Larger quantities help. *Also, as I've mentioned before, especially with your
fairly low tech melting/casting facilties, you'll have much better resuts with
tin based alloy, rather than zinc. *That means, essentially, pewter, which
generally is essentially pure tin, with a trace of antimony an/or copper to
slightly harden it. *melting temps are similar to zinc, and the cost is not very
different either, but it melts and casts a LOT more easily. *It's routine for
those metalsmiths working with pewter to melt it in fairly informal equipment,
even down to just melting it in a tin can over a hot stove. *(steel can.
Stainless seamless pot works better) *can be cast into molds made of wood
(limited use, but it's a classic for pewter workers needing to make the cast
handles for pewter teapots and the like), or well dried plaster of paris (fine
for pewter, not good for higher melting metals, where you can use the similar
looking, but temperature resisting, casting investments used for lost wax
casting.), not to mention sand molds, or almost anything else you can dream up
that won't burn quickly. * As I've mentioned before, one good source for white
metals for casting (or in sheet and wire), including but not limited to pewter,
is the Contenti company (www.contenti.com).

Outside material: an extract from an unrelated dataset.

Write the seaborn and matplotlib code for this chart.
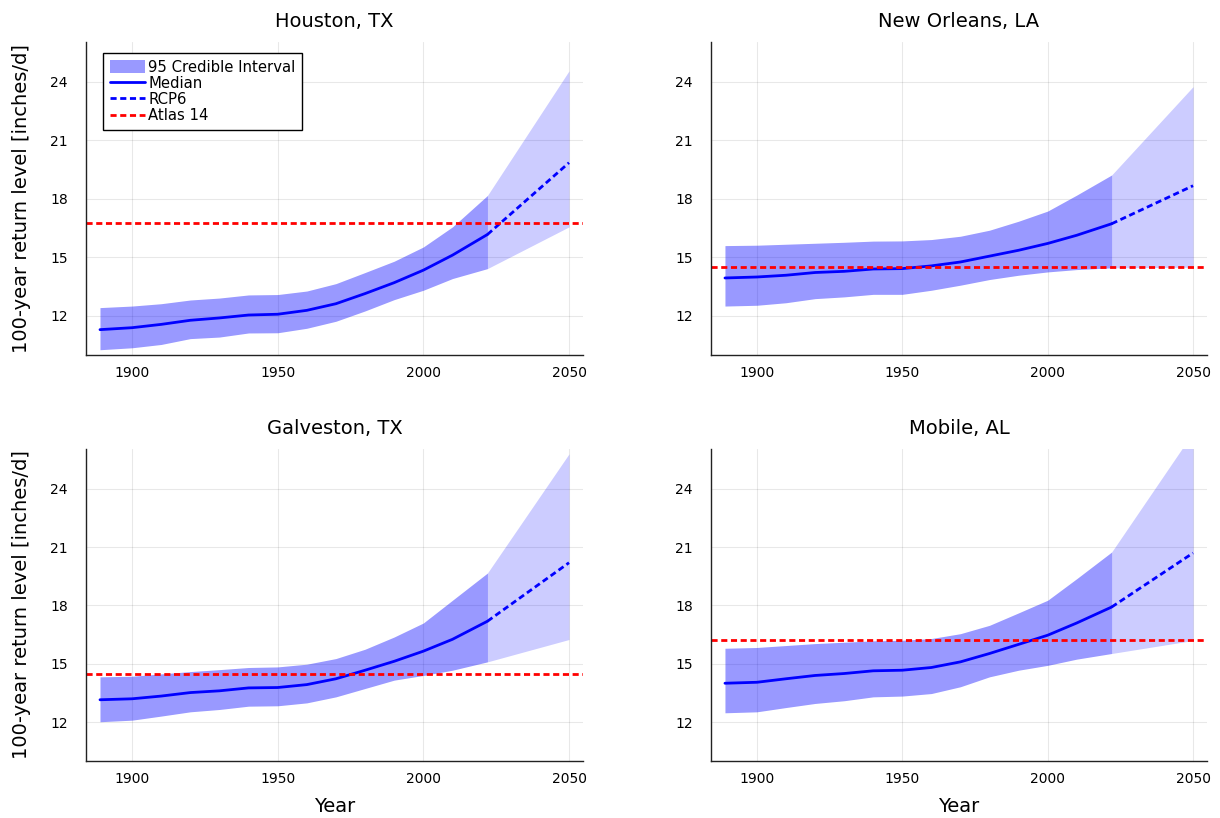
import matplotlib
matplotlib.use("Agg")
import matplotlib.pyplot as plt
import seaborn as sns
import pandas as pd
from matplotlib.patches import Patch
from matplotlib.lines import Line2D

# ---------------- data ----------------
years_hist = [1889, 1900, 1910, 1920, 1930, 1940, 1950, 1960, 1970, 1980, 1990, 2000, 2010, 2022]
years_proj = [2022, 2050]

cities = ["Houston, TX", "New Orleans, LA", "Galveston, TX", "Mobile, AL"]

houston_median = [11.30, 11.40, 11.57, 11.78, 11.90, 12.05, 12.09, 12.29, 12.63, 13.15, 13.71, 14.35, 15.12, 16.18]
houston_upper = [12.43, 12.51, 12.63, 12.82, 12.92, 13.08, 13.10, 13.28, 13.66, 14.23, 14.81, 15.54, 16.57, 18.18]
houston_lower = [10.27, 10.37, 10.54, 10.84, 10.92, 11.13, 11.14, 11.37, 11.73, 12.26, 12.84, 13.32, 13.92, 14.43]
houston_proj_median = [16.18, 19.86]
houston_proj_upper = [18.18, 24.57]
houston_proj_lower = [14.43, 16.57]
houston_atlas = 16.79

neworleans_median = [13.95, 14.00, 14.09, 14.23, 14.29, 14.41, 14.43, 14.57, 14.77, 15.07, 15.37, 15.72, 16.14, 16.73]
neworleans_upper = [15.61, 15.63, 15.68, 15.73, 15.78, 15.84, 15.85, 15.92, 16.09, 16.40, 16.86, 17.38, 18.20, 19.23]
neworleans_lower = [12.51, 12.55, 12.68, 12.89, 12.98, 13.11, 13.11, 13.32, 13.58, 13.87, 14.09, 14.26, 14.38, 14.47]
neworleans_proj_median = [16.73, 18.68]
neworleans_proj_upper = [19.23, 23.76]
neworleans_proj_lower = [14.47, 14.50]
neworleans_atlas = 14.5

galveston_median = [13.15, 13.20, 13.34, 13.52, 13.61, 13.76, 13.78, 13.93, 14.23, 14.67, 15.13, 15.65, 16.26, 17.19]
galveston_upper = [14.33, 14.36, 14.48, 14.60, 14.70, 14.81, 14.84, 14.98, 15.27, 15.75, 16.38, 17.10, 18.27, 19.67]
galveston_lower = [12.02, 12.10, 12.31, 12.53, 12.65, 12.82, 12.84, 12.99, 13.30, 13.73, 14.16, 14.40, 14.67, 15.10]
galveston_proj_median = [17.19, 20.20]
galveston_proj_upper = [19.67, 25.80]
galveston_proj_lower = [15.10, 16.25]
galveston_atlas = 14.5

mobile_median = [14.00, 14.05, 14.23, 14.40, 14.50, 14.64, 14.67, 14.81, 15.10, 15.53, 16.00, 16.47, 17.10, 17.92]
mobile_upper = [15.80, 15.84, 15.94, 16.04, 16.11, 16.18, 16.21, 16.30, 16.55, 16.98, 17.62, 18.27, 19.38, 20.75]
mobile_lower = [12.48, 12.53, 12.75, 12.96, 13.10, 13.30, 13.34, 13.47, 13.82, 14.33, 14.67, 14.92, 15.24, 15.53]
mobile_proj_median = [17.92, 20.70]
mobile_proj_upper = [20.75, 26.90]
mobile_proj_lower = [15.53, 16.20]
mobile_atlas = 16.2

x_ticks = [1900, 1950, 2000, 2050]
y_ticks = [12, 15, 18, 21, 24]

series = {
    "Houston, TX": (houston_median, houston_upper, houston_lower,
                    houston_proj_median, houston_proj_upper, houston_proj_lower, houston_atlas),
    "New Orleans, LA": (neworleans_median, neworleans_upper, neworleans_lower,
                        neworleans_proj_median, neworleans_proj_upper, neworleans_proj_lower, neworleans_atlas),
    "Galveston, TX": (galveston_median, galveston_upper, galveston_lower,
                      galveston_proj_median, galveston_proj_upper, galveston_proj_lower, galveston_atlas),
    "Mobile, AL": (mobile_median, mobile_upper, mobile_lower,
                   mobile_proj_median, mobile_proj_upper, mobile_proj_lower, mobile_atlas),
}

# ---------------- style ----------------
sns.set_theme(style="white")
plt.rcParams["font.family"] = ["DejaVu Sans"]
plt.rcParams["text.color"] = "black"
plt.rcParams["axes.labelcolor"] = "black"
plt.rcParams["xtick.color"] = "black"
plt.rcParams["ytick.color"] = "black"

fig = plt.figure(figsize=(12.2, 8.18), dpi=100)
W, H = 1220, 818
boxes = [(86, 42, 583, 355), (711, 42, 1207, 355), (86, 449, 583, 761), (711, 449, 1207, 761)]

BLUE = "#0000ff"
RED = "#ff0000"
dot = (0, (2.2, 1.3))

for i, city in enumerate(cities):
    l, t, r, b = boxes[i]
    ax = fig.add_axes([l / W, 1 - b / H, (r - l) / W, (b - t) / H])
    med, up, lo, pmed, pup, plo, atlas = series[city]

    ax.fill_between(years_hist, lo, up, color=BLUE, alpha=0.4, linewidth=0)
    ax.fill_between(years_proj, plo, pup, color=BLUE, alpha=0.2, linewidth=0)

    dfh = pd.DataFrame({"year": years_hist, "value": med})
    dfp = pd.DataFrame({"year": years_proj, "value": pmed})
    sns.lineplot(data=dfh, x="year", y="value", ax=ax, color=BLUE, linewidth=2.0)
    sns.lineplot(data=dfp, x="year", y="value", ax=ax, color=BLUE, linewidth=2.0, linestyle=dot)
    ax.axhline(atlas, color=RED, linewidth=2.0, linestyle=dot)

    ax.set_xlim(1884.2, 2054.8)
    ax.set_ylim(10.0, 26.05)
    ax.set_xticks(x_ticks)
    ax.set_yticks(y_ticks)
    ax.grid(True, color="black", alpha=0.09, linewidth=0.8)
    for s in ["top", "right"]:
        ax.spines[s].set_visible(False)
    for s in ["left", "bottom"]:
        ax.spines[s].set_color("#222222")
        ax.spines[s].set_linewidth(1.0)
    ax.tick_params(axis="both", direction="in", length=4, width=0.8, colors="#222222",
                   labelcolor="black", labelsize=10)
    ax.tick_params(axis="y", pad=13)
    ax.tick_params(axis="x", pad=8)
    ax.set_title(city, fontsize=14, pad=11, color="black")

    if i in (0, 2):
        ax.set_ylabel("100-year return level [inches/d]", fontsize=14)
        ax.yaxis.set_label_coords(-0.11, 0.5)
    else:
        ax.set_ylabel("")
    if i in (2, 3):
        ax.set_xlabel("Year", fontsize=14, labelpad=8)
    else:
        ax.set_xlabel("")

    if i == 0:
        handles = [
            Patch(facecolor=BLUE, alpha=0.4, edgecolor="none", label="95 Credible Interval"),
            Line2D([], [], color=BLUE, linewidth=2.0, label="Median"),
            Line2D([], [], color=BLUE, linewidth=2.0, linestyle=dot, label="RCP6"),
            Line2D([], [], color=RED, linewidth=2.0, linestyle=dot, label="Atlas 14"),
        ]
        leg = ax.legend(handles=handles, loc="upper left", bbox_to_anchor=(0.034, 0.965),
                        fontsize=10.7, frameon=True, fancybox=False, framealpha=1,
                        edgecolor="black", borderpad=0.45, labelspacing=0.08,
                        handlelength=2.4, handleheight=0.9, handletextpad=0.2, borderaxespad=0)
        leg.get_frame().set_linewidth(1.0)

fig.savefig("out.png", dpi=100)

Hello again, Peter. As you know, I like to use scrap metal, and if I
wanted a refined metal, I would do the job myself. My point of view
about this has not changed. I don't expect that I would find very
much scrap tin around, though, since tin is outrageously expensive
anyway. Scrap zinc is available, though, and for tool making zinc is
better than tin regardless.

Yes, I worked on that arrow head for a long time with my file, but I
still ended up with some pits and cracks. *I think that with practice,
though, I should be able to get much better results. *I ended up with
a good functional arrow head, but from an appearance standpoint, not
so hot.


The zinc not only incorporated the mixed in cross, but also likely absorbed a
good deal of atmospheric gasses, which also leads to pits and pinholes galore.
Again, this is another area where pewter or other tine alloys are far superior


Peter, that you would consider pewter superior to zinc for an
arrowhead is amusing to me. I see no reason why a functional
arrowhead could not be made from pewter, but that such an arrowhead
should be superior to zinc? I don't think so.

As far as "functional", well, I'd assume you mean in terms of visual shape. *I
doubt a zinc arrowhead would work so well at the end of an actual arrow.


But pewter would? You have offered no reason that I can see.

*Too soft...


And pewter is harder than zinc? I don't follow your reasoning.

I think that my mother must have remembered me joking about Twenty
Mule Team Borax, because we now have some in the laundry room.


20 mule team borax is a great way to buy the stuff cheap. *But note that borax
is best as a flux for higher melting alloys, like brass, bronze, silver, gold,
etc. *It isn't the right stuff for tin, zinc, or lead alloys.


Okay, well, I'll remember that then.

*They melt at too
low a temp, before the borax becomes properly effective.

Right now I'm long on theory, but short on experience.


Books are a great way to start. *So is actual experience, especially making
mistakes. *Reading the books carefully, though, and not then ignoring what they
say, can help minimize the frequency and pain of the mistakes...


My "mistakes" have not been painful. The first cast was not meant to
be perfect, though I could easily make it that way. I'm just ready to
move on. Today I bought some wood and string to weigh out the sand to
make the mold to cast my first spear head.

I bought some beeswax today, and some silica sand to add to my
fireclay. *In retrospect, it looks like I already had some sand, but
it is so fine-grained that I thought it was clay. *I now have three
hundred pounds of sand, and fifty pounds of fireclay. *Later, I will
get some coarse silica sand, and some bentonite clay.


Sounds like you're on your way to doing large sculptural sized sand castings.
You might have to learn how to melt bronze at that rate... (grin)

Cheers

Peter Rowe


Actually, the quantity is misleading. The sand is so fine-grained (60
mesh to 80 mesh) that I was unsure that it was even sand at all. I
could have just added water, of course, but, anyway, when I went back
for another bag, the worker threw in an extra third bag, which was
just as difficult to unload as the second. Anyway, I am making
progress, and I am happy. I will not be moving on to brass for
awhile, though I am interested in lost wax.